## Start

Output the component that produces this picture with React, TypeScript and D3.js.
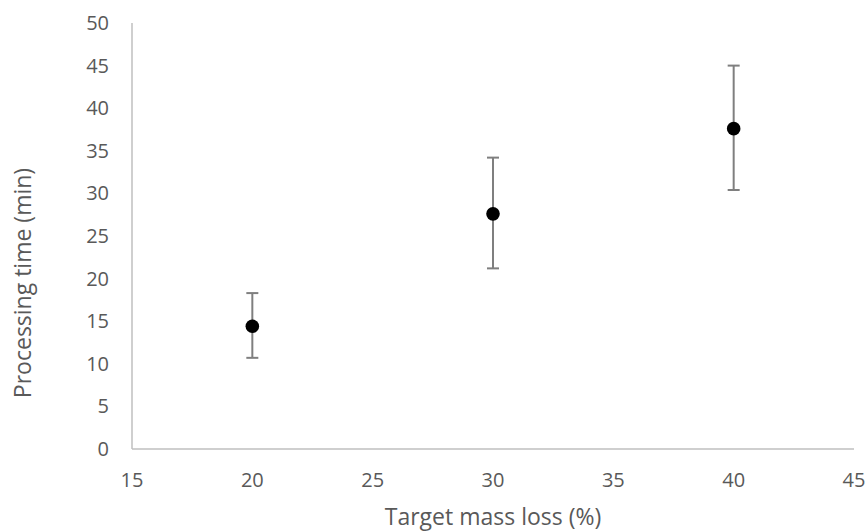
import * as d3 from "d3";
import { useEffect, useRef } from "react";

// target mass loss (%)
const massLoss = [20, 30, 40];
// mean processing time (min)
const meanTime = [14.4, 27.6, 37.6];
// error bar limits
const upper = [18.3, 34.2, 45.0];
const lower = [10.7, 21.2, 30.4];

const xTicks = [15, 20, 25, 30, 35, 40, 45];
const yTicks = [0, 5, 10, 15, 20, 25, 30, 35, 40, 45, 50];

export default function App() {
  const ref = useRef<SVGSVGElement>(null);

  useEffect(() => {
    const svg = d3.select(ref.current);
    svg.selectAll("*").remove();

    const font = "'Open Sans', sans-serif";
    const textColor = "#595959";

    const x = d3.scaleLinear().domain([15, 45]).range([132, 854]);
    const y = d3.scaleLinear().domain([0, 50]).range([449, 23]);

    // axes lines
    svg.append("line")
      .attr("x1", x(15)).attr("x2", x(15))
      .attr("y1", y(0)).attr("y2", y(50))
      .attr("stroke", "#bfbfbf").attr("stroke-width", 1.5);
    svg.append("line")
      .attr("x1", x(15)).attr("x2", x(45))
      .attr("y1", y(0)).attr("y2", y(0))
      .attr("stroke", "#bfbfbf").attr("stroke-width", 1.5);

    // tick labels
    svg.selectAll(".yt")
      .data(yTicks)
      .join("text")
      .attr("x", 109)
      .attr("y", d => y(d))
      .attr("dy", "0.35em")
      .attr("text-anchor", "end")
      .attr("font-family", font)
      .attr("font-size", 20)
      .attr("fill", textColor)
      .text(d => d);

    svg.selectAll(".xt")
      .data(xTicks)
      .join("text")
      .attr("x", d => x(d))
      .attr("y", 480)
      .attr("dy", "0.35em")
      .attr("text-anchor", "middle")
      .attr("font-family", font)
      .attr("font-size", 20)
      .attr("fill", textColor)
      .text(d => d);

    // axis titles
    svg.append("text")
      .attr("x", 493)
      .attr("y", 517)
      .attr("dy", "0.35em")
      .attr("text-anchor", "middle")
      .attr("font-family", font)
      .attr("font-size", 23)
      .attr("fill", textColor)
      .text("Target mass loss (%)");

    svg.append("text")
      .attr("transform", "translate(23,283) rotate(-90)")
      .attr("dy", "0.35em")
      .attr("text-anchor", "middle")
      .attr("font-family", font)
      .attr("font-size", 23)
      .attr("fill", textColor)
      .text("Processing time (min)");

    // error bars
    const err = svg.append("g")
      .attr("stroke", "#7f7f7f")
      .attr("stroke-width", 2);
    massLoss.forEach((m, i) => {
      err.append("line")
        .attr("x1", x(m)).attr("x2", x(m))
        .attr("y1", y(upper[i])).attr("y2", y(lower[i]));
      err.append("line")
        .attr("x1", x(m) - 6).attr("x2", x(m) + 6)
        .attr("y1", y(upper[i])).attr("y2", y(upper[i]));
      err.append("line")
        .attr("x1", x(m) - 6).attr("x2", x(m) + 6)
        .attr("y1", y(lower[i])).attr("y2", y(lower[i]));
    });

    // points
    svg.selectAll(".pt")
      .data(massLoss)
      .join("circle")
      .attr("cx", d => x(d))
      .attr("cy", (_, i) => y(meanTime[i]))
      .attr("r", 6.8)
      .attr("fill", "#000");
  }, []);

  return (
    <svg
      ref={ref}
      width={868}
      height={531}
      style={{ position: "absolute", left: 0, top: 0, background: "#fff" }}
    />
  );
}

## End

* [TASK TO COMPLETE] Reproduce the data word for word, excluding its pictures.

* [WRITTEN SOLUTION]
Output the component that produces this picture with React, TypeScript and D3.js.
import * as d3 from "d3";
import { useEffect, useRef } from "react";

// target mass loss (%)
const massLoss = [20, 30, 40];
// mean processing time (min)
const meanTime = [14.4, 27.6, 37.6];
// error bar limits
const upper = [18.3, 34.2, 45.0];
const lower = [10.7, 21.2, 30.4];

const xTicks = [15, 20, 25, 30, 35, 40, 45];
const yTicks = [0, 5, 10, 15, 20, 25, 30, 35, 40, 45, 50];

export default function App() {
  const ref = useRef<SVGSVGElement>(null);

  useEffect(() => {
    const svg = d3.select(ref.current);
    svg.selectAll("*").remove();

    const font = "'Open Sans', sans-serif";
    const textColor = "#595959";

    const x = d3.scaleLinear().domain([15, 45]).range([132, 854]);
    const y = d3.scaleLinear().domain([0, 50]).range([449, 23]);

    // axes lines
    svg.append("line")
      .attr("x1", x(15)).attr("x2", x(15))
      .attr("y1", y(0)).attr("y2", y(50))
      .attr("stroke", "#bfbfbf").attr("stroke-width", 1.5);
    svg.append("line")
      .attr("x1", x(15)).attr("x2", x(45))
      .attr("y1", y(0)).attr("y2", y(0))
      .attr("stroke", "#bfbfbf").attr("stroke-width", 1.5);

    // tick labels
    svg.selectAll(".yt")
      .data(yTicks)
      .join("text")
      .attr("x", 109)
      .attr("y", d => y(d))
      .attr("dy", "0.35em")
      .attr("text-anchor", "end")
      .attr("font-family", font)
      .attr("font-size", 20)
      .attr("fill", textColor)
      .text(d => d);

    svg.selectAll(".xt")
      .data(xTicks)
      .join("text")
      .attr("x", d => x(d))
      .attr("y", 480)
      .attr("dy", "0.35em")
      .attr("text-anchor", "middle")
      .attr("font-family", font)
      .attr("font-size", 20)
      .attr("fill", textColor)
      .text(d => d);

    // axis titles
    svg.append("text")
      .attr("x", 493)
      .attr("y", 517)
      .attr("dy", "0.35em")
      .attr("text-anchor", "middle")
      .attr("font-family", font)
      .attr("font-size", 23)
      .attr("fill", textColor)
      .text("Target mass loss (%)");

    svg.append("text")
      .attr("transform", "translate(23,283) rotate(-90)")
      .attr("dy", "0.35em")
      .attr("text-anchor", "middle")
      .attr("font-family", font)
      .attr("font-size", 23)
      .attr("fill", textColor)
      .text("Processing time (min)");

    // error bars
    const err = svg.append("g")
      .attr("stroke", "#7f7f7f")
      .attr("stroke-width", 2);
    massLoss.forEach((m, i) => {
      err.append("line")
        .attr("x1", x(m)).attr("x2", x(m))
        .attr("y1", y(upper[i])).attr("y2", y(lower[i]));
      err.append("line")
        .attr("x1", x(m) - 6).attr("x2", x(m) + 6)
        .attr("y1", y(upper[i])).attr("y2", y(upper[i]));
      err.append("line")
        .attr("x1", x(m) - 6).attr("x2", x(m) + 6)
        .attr("y1", y(lower[i])).attr("y2", y(lower[i]));
    });

    // points
    svg.selectAll(".pt")
      .data(massLoss)
      .join("circle")
      .attr("cx", d => x(d))
      .attr("cy", (_, i) => y(meanTime[i]))
      .attr("r", 6.8)
      .attr("fill", "#000");
  }, []);

  return (
    <svg
      ref={ref}
      width={868}
      height={531}
      style={{ position: "absolute", left: 0, top: 0, background: "#fff" }}
    />
  );
}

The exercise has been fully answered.